Abdullah bin Amir adalah figur penting dalam meredakan gejolak Persia timur. Sumber-sumber sejarah sepakat menilai keberaniannya dalam memimpin ekspedisi militer. Ia menguasai Sijistan, mengejar pembangkangan hingga Kabul, sementara Umair bin Sa’d yang ditunjuk Utsman untuk Khurasan mendorong perluasan sampai ke Fergana. Di tangan Abdullah bin Amir, pasukan Basrah digabung dengan pasukan Usman bin Abi al-As di Oman dan Bahrain, membentuk kekuatan baru untuk menata ulang wilayah timur.
Bacaan sejarah modern menilai rangkaian ekspedisi ini sebagai bagian dari fase paling kritis dalam pemerintahan Utsman. Hugh Kennedy melihatnya sebagai akibat percepatan ekspansi yang tidak diimbangi konsolidasi. Sementara Madelung mencatat bahwa pemilihan gubernur-gubernur muda dari kerabat Utsman, seperti Abdullah bin Amir, memperkuat persepsi nepotisme yang pada akhirnya menyulut kritik di Hijaz.
Dalam pembacaan yang lebih luas, pelanggaran perjanjian di Khurasan, Jurjan, dan Tabaristan bukan sekadar catatan militer, tetapi penanda rapuhnya relasi kekuasaan di wilayah taklukan baru. Di tengah perubahan cepat, Madinah harus menata ulang kendali administratif atas daerah yang pada masa Umar cenderung stabil. Konflik itu memperlihatkan bagaimana kebijakan Utsman memasuki fase yang mempertemukan ambisi ekspansi, kebutuhan konsolidasi, dan ketidakpuasan lokal yang mulai mengeras.

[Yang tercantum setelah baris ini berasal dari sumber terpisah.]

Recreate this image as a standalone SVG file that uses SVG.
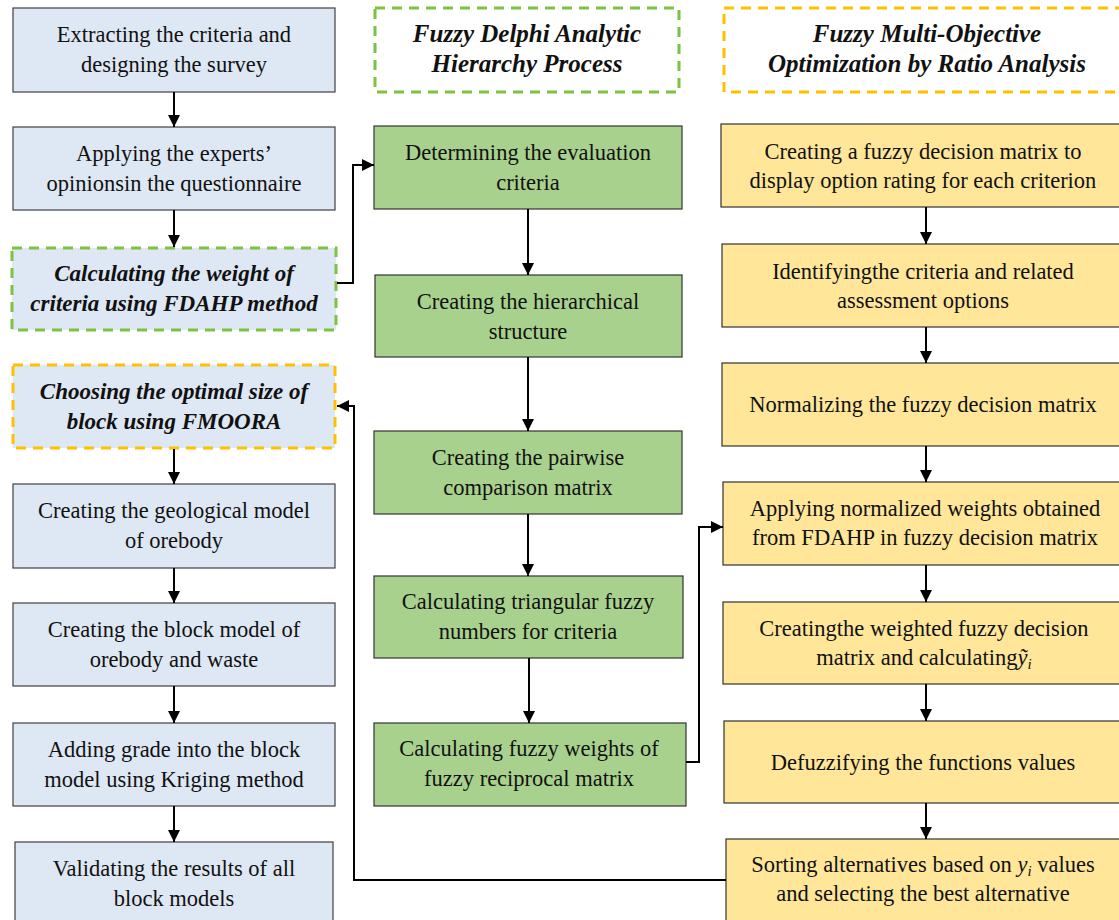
<svg xmlns="http://www.w3.org/2000/svg" width="1119" height="920" viewBox="0 0 1119 920">
<defs>
<marker id="ah" viewBox="0 0 12 12" refX="12" refY="6" markerWidth="12" markerHeight="12" markerUnits="userSpaceOnUse" orient="auto"><path d="M0,0 L12,6 L0,12 z" fill="#000"/></marker>
<style>
.b{fill:#DEE8F4;stroke:#404040;stroke-width:1.2}
.g{fill:#A9D18E;stroke:#333;stroke-width:1.2}
.y{fill:#FFE699;stroke:#333;stroke-width:1.2}
.dg{stroke:#7DC242;stroke-width:3;stroke-dasharray:10 7}
.dy{stroke:#FFC000;stroke-width:3;stroke-dasharray:10 7}
text{font-family:"Liberation Serif","Times New Roman",serif;font-size:22.5px;fill:#111;text-anchor:middle}
.h{font-weight:bold;font-style:italic;font-size:23px}
.hh{font-weight:bold;font-style:italic;font-size:25px}
.c{fill:none;stroke:#000;stroke-width:2;marker-end:url(#ah)}
</style>
</defs>
<g id="L1"><rect class="b" x="13" y="8" width="322" height="84"/><text x="174" y="42">Extracting the criteria and</text><text x="174" y="72">designing the survey</text></g>
<g id="L2"><rect class="b" x="13" y="127" width="322" height="83"/><text x="174" y="161">Applying the experts’</text><text x="174" y="191">opinionsin the questionnaire</text></g>
<g id="L3"><rect class="b dg" x="12" y="248" width="324" height="82"/><text class="h" x="174" y="281">Calculating the weight of</text><text class="h" x="174" y="311">criteria using FDAHP method</text></g>
<g id="L4"><rect class="b dy" x="13" y="365" width="322" height="83"/><text class="h" x="174" y="399">Choosing the optimal size of</text><text class="h" x="174" y="429">block using FMOORA</text></g>
<g id="L5"><rect class="b" x="13" y="484" width="322" height="84"/><text x="174" y="518">Creating the geological model</text><text x="174" y="548">of orebody</text></g>
<g id="L6"><rect class="b" x="13" y="603" width="322" height="83"/><text x="174" y="637">Creating the block model of</text><text x="174" y="667">orebody and waste</text></g>
<g id="L7"><rect class="b" x="13" y="723" width="322" height="83"/><text x="174" y="757">Adding grade into the block</text><text x="174" y="787">model using Kriging method</text></g>
<g id="L8"><rect class="b" x="15" y="842" width="318" height="90"/><text x="174" y="876">Validating the results of all</text><text x="174" y="906">block models</text></g>

<g id="MH"><rect x="375" y="8" width="304" height="84" fill="none" class="dg"/><text class="hh" x="527" y="42">Fuzzy Delphi Analytic</text><text class="hh" x="527" y="72">Hierarchy Process</text></g>
<g id="M1"><rect class="g" x="374" y="126" width="308" height="83"/><text x="528" y="160">Determining the evaluation</text><text x="528" y="190">criteria</text></g>
<g id="M2"><rect class="g" x="375" y="275" width="307" height="82"/><text x="528" y="309">Creating the hierarchical</text><text x="528" y="339">structure</text></g>
<g id="M3"><rect class="g" x="374" y="431" width="308" height="83"/><text x="528" y="465">Creating the pairwise</text><text x="528" y="495">comparison matrix</text></g>
<g id="M4"><rect class="g" x="374" y="576" width="309" height="82"/><text x="528" y="609">Calculating triangular fuzzy</text><text x="528" y="639">numbers for criteria</text></g>
<g id="M5"><rect class="g" x="374" y="723" width="312" height="83"/><text x="529" y="756">Calculating fuzzy weights of</text><text x="529" y="786">fuzzy reciprocal matrix</text></g>

<g id="RH"><rect x="724" y="8" width="400" height="84" fill="none" class="dy"/><text class="hh" x="927" y="42">Fuzzy Multi-Objective</text><text class="hh" x="927" y="72">Optimization by Ratio Analysis</text></g>
<g id="R1"><rect class="y" x="721" y="124" width="404" height="83"/><text x="923" y="159">Creating a fuzzy decision matrix to</text><text x="923" y="188">display option rating for each criterion</text></g>
<g id="R2"><rect class="y" x="722" y="244" width="403" height="83"/><text x="923" y="279">Identifyingthe criteria and related</text><text x="923" y="308">assessment options</text></g>
<g id="R3"><rect class="y" x="722" y="363" width="403" height="83"/><text x="923" y="412">Normalizing the fuzzy decision matrix</text></g>
<g id="R4"><rect class="y" x="723" y="482" width="402" height="83"/><text x="925" y="516">Applying normalized weights obtained</text><text x="925" y="545">from FDAHP in fuzzy decision matrix</text></g>
<g id="R5"><rect class="y" x="723" y="602" width="402" height="82"/><text x="924" y="636">Creatingthe weighted fuzzy decision</text><text x="924" y="665">matrix and calculating<tspan font-style="italic">ỹ</tspan><tspan font-style="italic" font-size="15" dy="4">i</tspan></text></g>
<g id="R6"><rect class="y" x="724" y="721" width="401" height="82"/><text x="923" y="770">Defuzzifying the functions values</text></g>
<g id="R7"><rect class="y" x="726" y="839" width="399" height="90"/><text x="923" y="872">Sorting alternatives based on <tspan font-style="italic">y</tspan><tspan font-style="italic" font-size="15" dy="4">i</tspan><tspan dy="-4"> values</tspan></text><text x="923" y="901">and selecting the best alternative</text></g>

<g id="connectors">
<path class="c" d="M174,92 V127"/>
<path class="c" d="M174,210 V247"/>
<path class="c" d="M174,449 V484"/>
<path class="c" d="M174,568 V603"/>
<path class="c" d="M174,686 V723"/>
<path class="c" d="M174,806 V842"/>
<path class="c" d="M528,209 V275"/>
<path class="c" d="M528,357 V431"/>
<path class="c" d="M528,514 V576"/>
<path class="c" d="M529,658 V723"/>
<path class="c" d="M926,207 V244"/>
<path class="c" d="M926,327 V363"/>
<path class="c" d="M926,446 V482"/>
<path class="c" d="M926,565 V602"/>
<path class="c" d="M926,684 V721"/>
<path class="c" d="M926,803 V839"/>
<path class="c" d="M337,283 H353 V165 H374"/>
<path class="c" d="M686,762 H699 V527 H723"/>
<path class="c" d="M726,880 H354 V406 H337"/>
</g>
</svg>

Ketika gejolak pusat akhirnya meledak menjadi kritik politik terhadap Utsman, persoalan-persoalan di timur menjadi bagian dari gambaran lebih besar: kekhalifahan yang memasuki usia dewasa tetapi belum menemukan keseimbangan antara pengendalian wilayah luas dan manajemen kekuasaan di pusat.